Directions for this task >> Everything in the data should be repeated exactly, save for the images.

Supplied material >>

---------------

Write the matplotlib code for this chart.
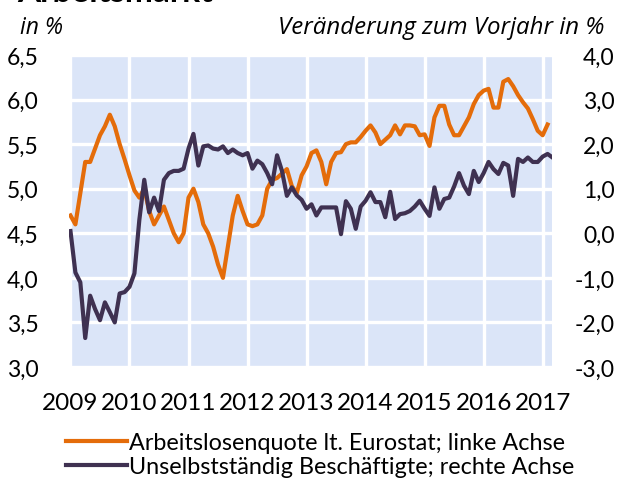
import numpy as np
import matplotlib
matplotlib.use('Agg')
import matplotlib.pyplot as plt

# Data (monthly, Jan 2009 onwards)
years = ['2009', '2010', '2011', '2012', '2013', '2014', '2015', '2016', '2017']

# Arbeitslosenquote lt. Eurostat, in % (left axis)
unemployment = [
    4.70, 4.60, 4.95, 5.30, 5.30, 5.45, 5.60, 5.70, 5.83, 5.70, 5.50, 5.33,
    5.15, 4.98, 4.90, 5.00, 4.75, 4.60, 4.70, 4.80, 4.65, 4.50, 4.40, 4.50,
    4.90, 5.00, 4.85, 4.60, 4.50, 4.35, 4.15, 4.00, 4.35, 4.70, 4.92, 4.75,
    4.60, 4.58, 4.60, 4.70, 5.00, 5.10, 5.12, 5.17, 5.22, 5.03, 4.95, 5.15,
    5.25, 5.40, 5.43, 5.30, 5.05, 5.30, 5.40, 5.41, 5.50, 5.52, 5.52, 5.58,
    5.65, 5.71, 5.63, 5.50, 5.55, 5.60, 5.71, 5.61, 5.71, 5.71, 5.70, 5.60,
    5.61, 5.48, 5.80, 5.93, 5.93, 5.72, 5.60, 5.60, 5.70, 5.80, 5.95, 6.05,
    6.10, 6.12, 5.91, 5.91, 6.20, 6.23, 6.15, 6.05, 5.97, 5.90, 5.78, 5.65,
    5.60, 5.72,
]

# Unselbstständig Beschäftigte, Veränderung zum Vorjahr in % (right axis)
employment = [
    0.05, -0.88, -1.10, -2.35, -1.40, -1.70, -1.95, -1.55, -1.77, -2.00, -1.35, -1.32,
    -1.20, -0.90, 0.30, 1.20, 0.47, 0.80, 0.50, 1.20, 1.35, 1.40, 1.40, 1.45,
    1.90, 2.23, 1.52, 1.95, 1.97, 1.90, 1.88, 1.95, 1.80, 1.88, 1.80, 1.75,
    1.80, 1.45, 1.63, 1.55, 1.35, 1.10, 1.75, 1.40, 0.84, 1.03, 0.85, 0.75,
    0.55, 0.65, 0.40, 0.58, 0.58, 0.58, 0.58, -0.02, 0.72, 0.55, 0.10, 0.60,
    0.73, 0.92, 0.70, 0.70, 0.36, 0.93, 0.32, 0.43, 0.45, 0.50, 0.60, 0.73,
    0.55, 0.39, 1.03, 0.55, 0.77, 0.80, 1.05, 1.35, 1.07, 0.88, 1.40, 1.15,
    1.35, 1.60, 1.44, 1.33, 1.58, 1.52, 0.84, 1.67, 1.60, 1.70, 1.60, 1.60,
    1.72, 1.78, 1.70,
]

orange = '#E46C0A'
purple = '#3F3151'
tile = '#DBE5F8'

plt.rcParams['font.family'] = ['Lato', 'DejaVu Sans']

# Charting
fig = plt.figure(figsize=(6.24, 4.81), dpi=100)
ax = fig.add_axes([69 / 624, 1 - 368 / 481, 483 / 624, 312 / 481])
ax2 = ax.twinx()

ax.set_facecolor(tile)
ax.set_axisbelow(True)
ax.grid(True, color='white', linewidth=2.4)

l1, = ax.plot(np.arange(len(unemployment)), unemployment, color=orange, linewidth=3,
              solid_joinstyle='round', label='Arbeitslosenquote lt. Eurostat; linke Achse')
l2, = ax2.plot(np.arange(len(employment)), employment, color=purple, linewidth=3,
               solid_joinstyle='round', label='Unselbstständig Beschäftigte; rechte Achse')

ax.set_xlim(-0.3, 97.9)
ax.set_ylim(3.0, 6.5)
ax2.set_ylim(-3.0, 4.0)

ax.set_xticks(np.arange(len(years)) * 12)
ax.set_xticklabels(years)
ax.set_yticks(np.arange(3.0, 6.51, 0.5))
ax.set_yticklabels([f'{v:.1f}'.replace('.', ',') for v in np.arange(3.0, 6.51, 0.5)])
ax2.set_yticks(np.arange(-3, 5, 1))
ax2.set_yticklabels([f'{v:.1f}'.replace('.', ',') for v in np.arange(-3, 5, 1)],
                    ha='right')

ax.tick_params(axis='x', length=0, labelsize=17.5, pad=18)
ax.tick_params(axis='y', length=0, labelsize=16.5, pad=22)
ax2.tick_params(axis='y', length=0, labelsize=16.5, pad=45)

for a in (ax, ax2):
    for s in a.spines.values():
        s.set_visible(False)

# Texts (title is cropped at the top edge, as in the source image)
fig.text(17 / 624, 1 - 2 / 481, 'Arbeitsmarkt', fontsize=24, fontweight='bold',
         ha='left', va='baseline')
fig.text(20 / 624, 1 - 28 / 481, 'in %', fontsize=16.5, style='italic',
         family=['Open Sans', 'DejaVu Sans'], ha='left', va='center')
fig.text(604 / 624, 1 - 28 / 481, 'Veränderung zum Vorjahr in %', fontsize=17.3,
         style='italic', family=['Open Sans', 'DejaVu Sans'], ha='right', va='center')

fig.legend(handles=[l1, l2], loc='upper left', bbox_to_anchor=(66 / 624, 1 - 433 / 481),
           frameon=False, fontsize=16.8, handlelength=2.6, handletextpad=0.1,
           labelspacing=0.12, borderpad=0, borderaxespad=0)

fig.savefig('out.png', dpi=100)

---------------

Task solution >>
Write the matplotlib code for this chart.
import numpy as np
import matplotlib
matplotlib.use('Agg')
import matplotlib.pyplot as plt

# Data (monthly, Jan 2009 onwards)
years = ['2009', '2010', '2011', '2012', '2013', '2014', '2015', '2016', '2017']

# Arbeitslosenquote lt. Eurostat, in % (left axis)
unemployment = [
    4.70, 4.60, 4.95, 5.30, 5.30, 5.45, 5.60, 5.70, 5.83, 5.70, 5.50, 5.33,
    5.15, 4.98, 4.90, 5.00, 4.75, 4.60, 4.70, 4.80, 4.65, 4.50, 4.40, 4.50,
    4.90, 5.00, 4.85, 4.60, 4.50, 4.35, 4.15, 4.00, 4.35, 4.70, 4.92, 4.75,
    4.60, 4.58, 4.60, 4.70, 5.00, 5.10, 5.12, 5.17, 5.22, 5.03, 4.95, 5.15,
    5.25, 5.40, 5.43, 5.30, 5.05, 5.30, 5.40, 5.41, 5.50, 5.52, 5.52, 5.58,
    5.65, 5.71, 5.63, 5.50, 5.55, 5.60, 5.71, 5.61, 5.71, 5.71, 5.70, 5.60,
    5.61, 5.48, 5.80, 5.93, 5.93, 5.72, 5.60, 5.60, 5.70, 5.80, 5.95, 6.05,
    6.10, 6.12, 5.91, 5.91, 6.20, 6.23, 6.15, 6.05, 5.97, 5.90, 5.78, 5.65,
    5.60, 5.72,
]

# Unselbstständig Beschäftigte, Veränderung zum Vorjahr in % (right axis)
employment = [
    0.05, -0.88, -1.10, -2.35, -1.40, -1.70, -1.95, -1.55, -1.77, -2.00, -1.35, -1.32,
    -1.20, -0.90, 0.30, 1.20, 0.47, 0.80, 0.50, 1.20, 1.35, 1.40, 1.40, 1.45,
    1.90, 2.23, 1.52, 1.95, 1.97, 1.90, 1.88, 1.95, 1.80, 1.88, 1.80, 1.75,
    1.80, 1.45, 1.63, 1.55, 1.35, 1.10, 1.75, 1.40, 0.84, 1.03, 0.85, 0.75,
    0.55, 0.65, 0.40, 0.58, 0.58, 0.58, 0.58, -0.02, 0.72, 0.55, 0.10, 0.60,
    0.73, 0.92, 0.70, 0.70, 0.36, 0.93, 0.32, 0.43, 0.45, 0.50, 0.60, 0.73,
    0.55, 0.39, 1.03, 0.55, 0.77, 0.80, 1.05, 1.35, 1.07, 0.88, 1.40, 1.15,
    1.35, 1.60, 1.44, 1.33, 1.58, 1.52, 0.84, 1.67, 1.60, 1.70, 1.60, 1.60,
    1.72, 1.78, 1.70,
]

orange = '#E46C0A'
purple = '#3F3151'
tile = '#DBE5F8'

plt.rcParams['font.family'] = ['Lato', 'DejaVu Sans']

# Charting
fig = plt.figure(figsize=(6.24, 4.81), dpi=100)
ax = fig.add_axes([69 / 624, 1 - 368 / 481, 483 / 624, 312 / 481])
ax2 = ax.twinx()

ax.set_facecolor(tile)
ax.set_axisbelow(True)
ax.grid(True, color='white', linewidth=2.4)

l1, = ax.plot(np.arange(len(unemployment)), unemployment, color=orange, linewidth=3,
              solid_joinstyle='round', label='Arbeitslosenquote lt. Eurostat; linke Achse')
l2, = ax2.plot(np.arange(len(employment)), employment, color=purple, linewidth=3,
               solid_joinstyle='round', label='Unselbstständig Beschäftigte; rechte Achse')

ax.set_xlim(-0.3, 97.9)
ax.set_ylim(3.0, 6.5)
ax2.set_ylim(-3.0, 4.0)

ax.set_xticks(np.arange(len(years)) * 12)
ax.set_xticklabels(years)
ax.set_yticks(np.arange(3.0, 6.51, 0.5))
ax.set_yticklabels([f'{v:.1f}'.replace('.', ',') for v in np.arange(3.0, 6.51, 0.5)])
ax2.set_yticks(np.arange(-3, 5, 1))
ax2.set_yticklabels([f'{v:.1f}'.replace('.', ',') for v in np.arange(-3, 5, 1)],
                    ha='right')

ax.tick_params(axis='x', length=0, labelsize=17.5, pad=18)
ax.tick_params(axis='y', length=0, labelsize=16.5, pad=22)
ax2.tick_params(axis='y', length=0, labelsize=16.5, pad=45)

for a in (ax, ax2):
    for s in a.spines.values():
        s.set_visible(False)

# Texts (title is cropped at the top edge, as in the source image)
fig.text(17 / 624, 1 - 2 / 481, 'Arbeitsmarkt', fontsize=24, fontweight='bold',
         ha='left', va='baseline')
fig.text(20 / 624, 1 - 28 / 481, 'in %', fontsize=16.5, style='italic',
         family=['Open Sans', 'DejaVu Sans'], ha='left', va='center')
fig.text(604 / 624, 1 - 28 / 481, 'Veränderung zum Vorjahr in %', fontsize=17.3,
         style='italic', family=['Open Sans', 'DejaVu Sans'], ha='right', va='center')

fig.legend(handles=[l1, l2], loc='upper left', bbox_to_anchor=(66 / 624, 1 - 433 / 481),
           frameon=False, fontsize=16.8, handlelength=2.6, handletextpad=0.1,
           labelspacing=0.12, borderpad=0, borderaxespad=0)

fig.savefig('out.png', dpi=100)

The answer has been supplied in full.